Hace días sostuve una interesante discusión con mis estudiantes de Nociones de Antropología Cultural sobre la que me propuse escribir esta semana, a solicitud de algunos jóvenes que consideraron que estos debates deben hacerse públicos, tomando en consideración que mucha gente los desconoce.

Analizamos todo lo que está detrás de las denominadas doctrinas racialistas, sustentadas en ideas que nacieron en la Europa Occidental a mediados del siglo XVIII, en las que se defiende la clasificación humana de acuerdo con características físicas comunes.

La doctrina venía acompañada de una paleta de colores sobre la cual, mientras más oscura era la piel de la persona, disminuían sus atributos intelectuales, morales y hasta estéticos. En pocas palabras, los negros eran considerados brutos, toscos, feos, peligrosos y lejos del ideal civilizatorio que pretendían expandir por el mundo las potencias del viejo continente, para justificar sus intervenciones y saqueos en países de África, Oceanía y América.

Vemos entonces como el racialismo estructuró una doctrina de las razas que fue validado por las ciencias y sirvió para estigmatizar, discriminar y legitimar crímenes de odios en muchos casos.
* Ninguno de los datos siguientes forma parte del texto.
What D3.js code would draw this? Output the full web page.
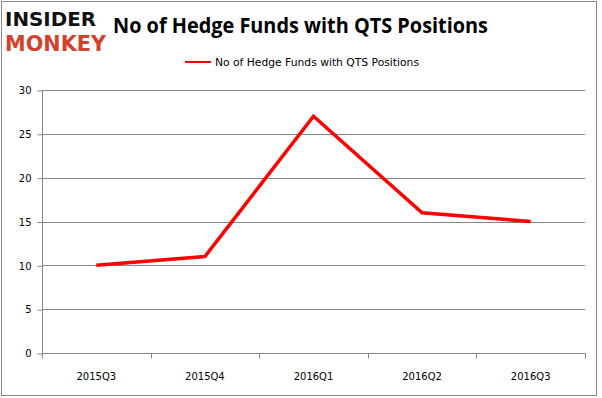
<!DOCTYPE html>
<html>
<head>
<meta charset="utf-8">
<script src="https://cdn.jsdelivr.net/npm/d3@7"></script>
<style>
  body { margin: 0; background: #fff; }
  text { font-family: "DejaVu Sans", Verdana, sans-serif; }
</style>
</head>
<body>
<div id="chart"></div>
<script>
// datos
const quarters = ['2015Q3', '2015Q4', '2016Q1', '2016Q2', '2016Q3'];
const funds = [10, 11, 27, 16, 15];
const yTicks = [0, 5, 10, 15, 20, 25, 30];
const seriesName = 'No of Hedge Funds with QTS Positions';
const title = 'No of Hedge Funds with QTS Positions';

const WIDTH = 602;
const HEIGHT = 398;
const PLOT = { LEFT: 42, RIGHT: 585, TOP: 90, BOTTOM: 353 };

const svg = d3.select('#chart')
  .append('svg')
    .attr('width', WIDTH)
    .attr('height', HEIGHT);

// marco exterior
svg.append('rect')
  .attr('x', 1.5).attr('y', 1.5)
  .attr('width', 595).attr('height', 394)
  .attr('fill', '#fff')
  .attr('stroke', '#888')
  .attr('stroke-width', 1);

// logo
svg.append('text')
  .attr('x', 5).attr('y', 26)
  .attr('textLength', 91).attr('lengthAdjust', 'spacingAndGlyphs')
  .style('font-size', '19px').style('font-weight', 'bold')
  .attr('fill', '#111')
  .text('INSIDER');
svg.append('text')
  .attr('x', 5).attr('y', 51)
  .attr('textLength', 101).attr('lengthAdjust', 'spacingAndGlyphs')
  .style('font-size', '21px').style('font-weight', 'bold')
  .attr('fill', '#d4412b')
  .text('MONKEY');

// titulo
svg.append('text')
  .attr('x', 113).attr('y', 33)
  .attr('textLength', 375).attr('lengthAdjust', 'spacingAndGlyphs')
  .style('font-family', '"Open Sans", sans-serif')
  .style('font-size', '21px').style('font-weight', 'bold')
  .attr('fill', '#000')
  .text(title);

// leyenda
svg.append('line')
  .attr('x1', 185).attr('x2', 211)
  .attr('y1', 62).attr('y2', 62)
  .attr('stroke', '#ff0000').attr('stroke-width', 2);
svg.append('text')
  .attr('x', 215).attr('y', 66)
  .attr('textLength', 204).attr('lengthAdjust', 'spacingAndGlyphs')
  .style('font-size', '10px')
  .attr('fill', '#000')
  .text(seriesName);

// escalas
const xscale = d3.scaleBand().domain(quarters).range([PLOT.LEFT, PLOT.RIGHT]);
const yscale = d3.scaleLinear().domain([0, 30]).range([PLOT.BOTTOM, PLOT.TOP]);

// grilla
svg.append('g')
  .selectAll('line')
  .data(yTicks.filter(d => d > 0))
  .join('line')
    .attr('x1', PLOT.LEFT).attr('x2', PLOT.RIGHT)
    .attr('y1', d => Math.round(yscale(d)) + 0.5)
    .attr('y2', d => Math.round(yscale(d)) + 0.5)
    .attr('stroke', '#868686');

// eje y
const yAxis = svg.append('g')
  .attr('transform', `translate(${PLOT.LEFT + 0.5}, 0.5)`)
  .call(d3.axisLeft(yscale).tickValues(yTicks).tickSize(5).tickPadding(6));
yAxis.select('.domain').attr('stroke', '#868686').attr('d', `M0,${PLOT.TOP}V${PLOT.BOTTOM}`);
yAxis.selectAll('.tick line').attr('stroke', '#868686');
yAxis.selectAll('.tick text')
  .style('font-size', '10px').style('font-family', '"DejaVu Sans", sans-serif')
  .attr('fill', '#000');

// eje x
const xAxis = svg.append('g')
  .attr('transform', `translate(0, ${PLOT.BOTTOM + 0.5})`);
xAxis.append('line')
  .attr('x1', PLOT.LEFT).attr('x2', PLOT.RIGHT)
  .attr('stroke', '#868686');
xAxis.selectAll('.xtick')
  .data(quarters.concat(['end']))
  .join('line')
    .attr('class', 'xtick')
    .attr('x1', (d, i) => Math.round(i < quarters.length ? xscale(d) : PLOT.RIGHT) + 0.5)
    .attr('x2', (d, i) => Math.round(i < quarters.length ? xscale(d) : PLOT.RIGHT) + 0.5)
    .attr('y1', 0).attr('y2', 5)
    .attr('stroke', '#868686');
xAxis.selectAll('.xlabel')
  .data(quarters)
  .join('text')
    .attr('class', 'xlabel')
    .attr('x', d => xscale(d) + xscale.bandwidth() / 2)
    .attr('y', 26)
    .attr('text-anchor', 'middle')
    .style('font-size', '10px')
    .attr('fill', '#000')
    .text(d => d);

// serie
const line = d3.line()
  .x((d, i) => xscale(quarters[i]) + xscale.bandwidth() / 2)
  .y(d => yscale(d));

svg.append('path')
  .datum(funds)
  .attr('d', line)
  .attr('fill', 'none')
  .attr('stroke', '#ff0000')
  .attr('stroke-width', 3.5)
  .attr('stroke-linejoin', 'miter');
</script>
</body>
</html>
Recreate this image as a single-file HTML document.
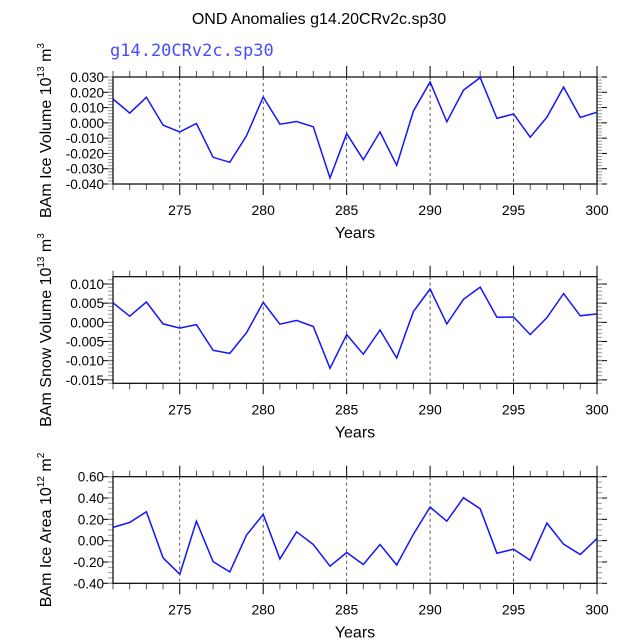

La doctrina racialista comparaba a las razas con las especies animales y planteaba que entre dos razas existe la misma distancia que entre un caballo y una burra: no la suficiente como para impedir la fecundación mutua, pero si la que hace falta para establecer fronteras y restricciones.  En este sentido, los racialistas estaban en contra del cruzamiento y defendían la pureza de la sangre, tal como lo hacían los nazis supuestamente para evitar la degradación de su grupo.

Al respecto, el historiador Tveznan Todorov señala que más allá de la agrupación de individuos por aspectos semejantes, llama la atención que los racialistas también defendieran la continuidad entre las características físicas y morales. Es decir, la división del mundo en razas corresponde a una división por culturas, mientras encontremos variación racial, también encontraremos variación cultural. En este sentido, habrían alcanzado un nivel de desarrollo alto los más blancos, mientras los más oscuros permanecerían en estados asociados al salvajismo y la barbarie, es decir, permanecerían en el estado de naturaleza, lejos de la civilización. Sobre esta consigna igualmente se fundamenta la siguiente: “el comportamiento del individuo depende en gran medida del grupo racial cultural”, desdibujando cualquier reflejo de individualidad en nuestros comportamientos.

El racialista va más allá de la diferencia física entre las razas. Cree firmemente que son superiores e inferiores unas a otras, estableciendo una jerarquía única de valores sobre la cual se pueden emitir juicios universales. Obviamente resulta una escala etnocéntrica en la cual, el grupo al que pertenecen los racialistas que la elaboraron, están en la cima de la escala y serían los más bellos, los más inteligentes y los más nobles. En contraposición, los otros serían los más feos, tontos y bestias.

Más allá de estas proposiciones llama la atención como en el mundo contemporáneo se validaron estos juicios y formaron parte de agendas estatales que fomentaron la segregación de acuerdo al color de piel. Se sometieron y esclavizaron a las consideradas razas inferiores y en algunos casos se pretendió aniquilarlas, justificando estas acciones en un saber acumulado sobre las razas que fue validado desde las ciencias. Es acá, como expone Todorov, en donde el racialismo se encuentra con el racismo. La teoría dio lugar a la práctica, fomentando comportamientos de odio y menosprecio hacia personas con características físicas opuestas a los grupos considerados dominantes. En este contexto, cobraron fuerzas las leyes de segregación racial en Estados Unidos y el Apartheid en Sudáfrica, cuyos sedimentos son bastante comunes y casos como el asesinato de George Floyd así lo confirman.

Nuestros países latinoamericanos no escapan a esa realidad a pesar del mestizaje que nos caracteriza. Sin embargo, siempre los más oscuros en la escala son vistos con cierta desconfianza hasta en los supermercados y sitios de recreación.  El contexto nos obliga entonces a empezar a hablar de especie humana y abandonar la noción de raza, tan estigmatizante y discriminatoria, como todo lo que representa una historia otrificadora que diseñó raza para constituir a Europa como centro del mundo.